┌──

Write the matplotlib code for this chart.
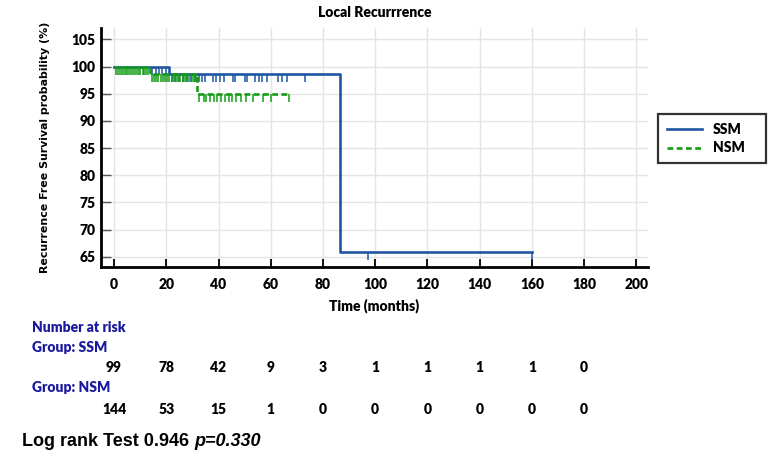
import numpy as np
import matplotlib
matplotlib.use("Agg")
import matplotlib.pyplot as plt
import matplotlib.transforms as mtransforms

# ========== DATA ==========

# Kaplan-Meier step points (months, survival %)
ssm_times = [0, 21.0, 86.5, 160.0]
ssm_surv = [100, 98.7, 65.9, 65.9]
nsm_times = [0, 13.8, 31.8, 67.0]
nsm_surv = [100, 98.6, 95.0, 95.0]

# censored observations (months)
ssm_censor = [14.7, 15.9, 17.2, 18.4, 19.8,
              22.0, 23.5, 25.0, 26.5, 28.0, 29.5, 31.0, 32.5, 33.5, 35.0,
              37.7, 39.0, 40.6, 42.1, 45.4, 46.3, 50.1, 51.1, 54.0, 55.5,
              56.8, 58.4, 62.6, 64.5, 66.4, 73.1, 97.3, 160.0]
nsm_censor = [0.6, 1.4, 2.3, 3.0, 3.8, 4.5, 5.1, 5.9, 6.6, 7.2, 8.0, 8.7,
              9.5, 10.1, 10.9, 11.6, 12.4, 13.1,
              14.5, 15.3, 16.1, 17.0, 17.8, 18.6, 19.5, 20.3, 21.1, 22.0,
              22.8, 23.7, 24.5, 25.4, 26.3, 27.1, 28.0, 28.8, 29.7, 30.5, 31.3,
              32.6, 34.3, 35.3, 36.8, 38.1, 39.4, 41.0, 42.5, 43.9, 45.2,
              46.7, 48.6, 50.5, 53.4, 57.2, 60.1, 67.0]

risk_times = [0, 20, 40, 60, 80, 100, 120, 140, 160, 180]
ssm_risk = [99, 78, 42, 9, 3, 1, 1, 1, 1, 0]
nsm_risk = [144, 53, 15, 1, 0, 0, 0, 0, 0, 0]

log_rank = "0.946"
p_value = "0.330"

BLUE = "#1f56a3"
GREEN = "#159c15"
NAVY = "#1a1a9e"
LABEL_FONT = ["Lato", "DejaVu Sans"]
FS = 10


def surv_at(times, surv, t):
    idx = np.searchsorted(times, t, side="right") - 1
    return np.asarray(surv)[idx]


# ========== PLOT ==========

fig = plt.figure(figsize=(7.8, 4.62), dpi=100)
ax = fig.add_axes([0.1295, 0.4221, 0.7013, 0.5173])

ax.step(ssm_times, ssm_surv, where="post", color=BLUE, lw=1.9, label="SSM", zorder=3)
ax.plot(ssm_censor, surv_at(ssm_times, ssm_surv, ssm_censor), ls="none",
        marker=3, ms=6, mew=1.1, color=BLUE, zorder=3)

ax.step(nsm_times, nsm_surv, where="post", color=GREEN, lw=1.9,
        ls=(0, (2.2, 1.3)), label="NSM", zorder=4)
ax.plot(nsm_censor, surv_at(nsm_times, nsm_surv, nsm_censor), ls="none",
        marker=3, ms=6, mew=1.1, color=GREEN, zorder=4)

ax.set_xlim(-5, 204.5)
ax.set_ylim(63.1, 107.1)
ax.set_xticks(range(0, 201, 20))
ax.set_yticks(range(65, 106, 5))
ax.grid(True, color="#e4e4e4", lw=1.0, zorder=0)

for side in ["top", "right"]:
    ax.spines[side].set_visible(False)
for side in ["left", "bottom"]:
    ax.spines[side].set_linewidth(2.0)

ax.tick_params(axis="x", direction="in", length=6, width=1.3, pad=8,
               labelsize=FS)
ax.tick_params(axis="y", direction="in", length=7.5, width=1.0, pad=4,
               color="#555555", labelsize=FS)
for lab in ax.get_xticklabels() + ax.get_yticklabels():
    lab.set_family(LABEL_FONT)
    lab.set_fontweight("heavy")

ax.set_title("Local Recurrrence", family=LABEL_FONT, fontweight="heavy",
             fontsize=FS, pad=8)
ax.set_xlabel("Time (months)", family=LABEL_FONT, fontweight="heavy",
              fontsize=FS, labelpad=5)
ax.set_ylabel("Recurrence Free Survival probability (%)", family="DejaVu Sans",
              fontweight="bold", fontsize=7.9, labelpad=15)

leg = fig.legend(loc="center left", bbox_to_anchor=(0.8436, 0.60, 0.1385, 0.2),
                 mode="expand", borderaxespad=0, frameon=True, fancybox=False,
                 handlelength=2.5, handletextpad=0.8, borderpad=0.65,
                 labelspacing=0.4,
                 prop={"family": LABEL_FONT, "weight": "heavy", "size": FS})
leg.get_frame().set_edgecolor("black")
leg.get_frame().set_linewidth(1.6)

# number at risk table
trans = mtransforms.blended_transform_factory(ax.transData, fig.transFigure)
fig.text(32 / 780, 1 - 327 / 462, "Number at risk", color=NAVY, family=LABEL_FONT,
         fontweight="heavy", fontsize=FS, va="center")
fig.text(32 / 780, 1 - 348 / 462, "Group: SSM", color=NAVY, family=LABEL_FONT,
         fontweight="heavy", fontsize=FS, va="center")
fig.text(32 / 780, 1 - 388 / 462, "Group: NSM", color=NAVY, family=LABEL_FONT,
         fontweight="heavy", fontsize=FS, va="center")
for t, n1, n2 in zip(risk_times, ssm_risk, nsm_risk):
    ax.text(t, 1 - 368 / 462, str(n1), transform=trans, ha="center", va="center",
            family=LABEL_FONT, fontweight="heavy", fontsize=FS)
    ax.text(t, 1 - 409 / 462, str(n2), transform=trans, ha="center", va="center",
            family=LABEL_FONT, fontweight="heavy", fontsize=FS)

# log rank line
t1 = fig.text(22 / 780, 1 - 441 / 462, f"Log rank Test {log_rank} ",
              family="Liberation Sans", fontweight="bold", fontsize=13, va="center")
fig.canvas.draw()
bb = t1.get_window_extent()
fig.text(bb.x1 / fig.bbox.width, 1 - 441 / 462, f"p={p_value}",
         family="Liberation Sans", fontweight="bold", style="italic",
         fontsize=13, va="center")

fig.savefig("out.png", dpi=100)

└──

Skip the images and write out the rest of the listing exactly.

Write the matplotlib code for this chart.
import numpy as np
import matplotlib
matplotlib.use("Agg")
import matplotlib.pyplot as plt
import matplotlib.transforms as mtransforms

# ========== DATA ==========

# Kaplan-Meier step points (months, survival %)
ssm_times = [0, 21.0, 86.5, 160.0]
ssm_surv = [100, 98.7, 65.9, 65.9]
nsm_times = [0, 13.8, 31.8, 67.0]
nsm_surv = [100, 98.6, 95.0, 95.0]

# censored observations (months)
ssm_censor = [14.7, 15.9, 17.2, 18.4, 19.8,
              22.0, 23.5, 25.0, 26.5, 28.0, 29.5, 31.0, 32.5, 33.5, 35.0,
              37.7, 39.0, 40.6, 42.1, 45.4, 46.3, 50.1, 51.1, 54.0, 55.5,
              56.8, 58.4, 62.6, 64.5, 66.4, 73.1, 97.3, 160.0]
nsm_censor = [0.6, 1.4, 2.3, 3.0, 3.8, 4.5, 5.1, 5.9, 6.6, 7.2, 8.0, 8.7,
              9.5, 10.1, 10.9, 11.6, 12.4, 13.1,
              14.5, 15.3, 16.1, 17.0, 17.8, 18.6, 19.5, 20.3, 21.1, 22.0,
              22.8, 23.7, 24.5, 25.4, 26.3, 27.1, 28.0, 28.8, 29.7, 30.5, 31.3,
              32.6, 34.3, 35.3, 36.8, 38.1, 39.4, 41.0, 42.5, 43.9, 45.2,
              46.7, 48.6, 50.5, 53.4, 57.2, 60.1, 67.0]

risk_times = [0, 20, 40, 60, 80, 100, 120, 140, 160, 180]
ssm_risk = [99, 78, 42, 9, 3, 1, 1, 1, 1, 0]
nsm_risk = [144, 53, 15, 1, 0, 0, 0, 0, 0, 0]

log_rank = "0.946"
p_value = "0.330"

BLUE = "#1f56a3"
GREEN = "#159c15"
NAVY = "#1a1a9e"
LABEL_FONT = ["Lato", "DejaVu Sans"]
FS = 10


def surv_at(times, surv, t):
    idx = np.searchsorted(times, t, side="right") - 1
    return np.asarray(surv)[idx]


# ========== PLOT ==========

fig = plt.figure(figsize=(7.8, 4.62), dpi=100)
ax = fig.add_axes([0.1295, 0.4221, 0.7013, 0.5173])

ax.step(ssm_times, ssm_surv, where="post", color=BLUE, lw=1.9, label="SSM", zorder=3)
ax.plot(ssm_censor, surv_at(ssm_times, ssm_surv, ssm_censor), ls="none",
        marker=3, ms=6, mew=1.1, color=BLUE, zorder=3)

ax.step(nsm_times, nsm_surv, where="post", color=GREEN, lw=1.9,
        ls=(0, (2.2, 1.3)), label="NSM", zorder=4)
ax.plot(nsm_censor, surv_at(nsm_times, nsm_surv, nsm_censor), ls="none",
        marker=3, ms=6, mew=1.1, color=GREEN, zorder=4)

ax.set_xlim(-5, 204.5)
ax.set_ylim(63.1, 107.1)
ax.set_xticks(range(0, 201, 20))
ax.set_yticks(range(65, 106, 5))
ax.grid(True, color="#e4e4e4", lw=1.0, zorder=0)

for side in ["top", "right"]:
    ax.spines[side].set_visible(False)
for side in ["left", "bottom"]:
    ax.spines[side].set_linewidth(2.0)

ax.tick_params(axis="x", direction="in", length=6, width=1.3, pad=8,
               labelsize=FS)
ax.tick_params(axis="y", direction="in", length=7.5, width=1.0, pad=4,
               color="#555555", labelsize=FS)
for lab in ax.get_xticklabels() + ax.get_yticklabels():
    lab.set_family(LABEL_FONT)
    lab.set_fontweight("heavy")

ax.set_title("Local Recurrrence", family=LABEL_FONT, fontweight="heavy",
             fontsize=FS, pad=8)
ax.set_xlabel("Time (months)", family=LABEL_FONT, fontweight="heavy",
              fontsize=FS, labelpad=5)
ax.set_ylabel("Recurrence Free Survival probability (%)", family="DejaVu Sans",
              fontweight="bold", fontsize=7.9, labelpad=15)

leg = fig.legend(loc="center left", bbox_to_anchor=(0.8436, 0.60, 0.1385, 0.2),
                 mode="expand", borderaxespad=0, frameon=True, fancybox=False,
                 handlelength=2.5, handletextpad=0.8, borderpad=0.65,
                 labelspacing=0.4,
                 prop={"family": LABEL_FONT, "weight": "heavy", "size": FS})
leg.get_frame().set_edgecolor("black")
leg.get_frame().set_linewidth(1.6)

# number at risk table
trans = mtransforms.blended_transform_factory(ax.transData, fig.transFigure)
fig.text(32 / 780, 1 - 327 / 462, "Number at risk", color=NAVY, family=LABEL_FONT,
         fontweight="heavy", fontsize=FS, va="center")
fig.text(32 / 780, 1 - 348 / 462, "Group: SSM", color=NAVY, family=LABEL_FONT,
         fontweight="heavy", fontsize=FS, va="center")
fig.text(32 / 780, 1 - 388 / 462, "Group: NSM", color=NAVY, family=LABEL_FONT,
         fontweight="heavy", fontsize=FS, va="center")
for t, n1, n2 in zip(risk_times, ssm_risk, nsm_risk):
    ax.text(t, 1 - 368 / 462, str(n1), transform=trans, ha="center", va="center",
            family=LABEL_FONT, fontweight="heavy", fontsize=FS)
    ax.text(t, 1 - 409 / 462, str(n2), transform=trans, ha="center", va="center",
            family=LABEL_FONT, fontweight="heavy", fontsize=FS)

# log rank line
t1 = fig.text(22 / 780, 1 - 441 / 462, f"Log rank Test {log_rank} ",
              family="Liberation Sans", fontweight="bold", fontsize=13, va="center")
fig.canvas.draw()
bb = t1.get_window_extent()
fig.text(bb.x1 / fig.bbox.width, 1 - 441 / 462, f"p={p_value}",
         family="Liberation Sans", fontweight="bold", style="italic",
         fontsize=13, va="center")

fig.savefig("out.png", dpi=100)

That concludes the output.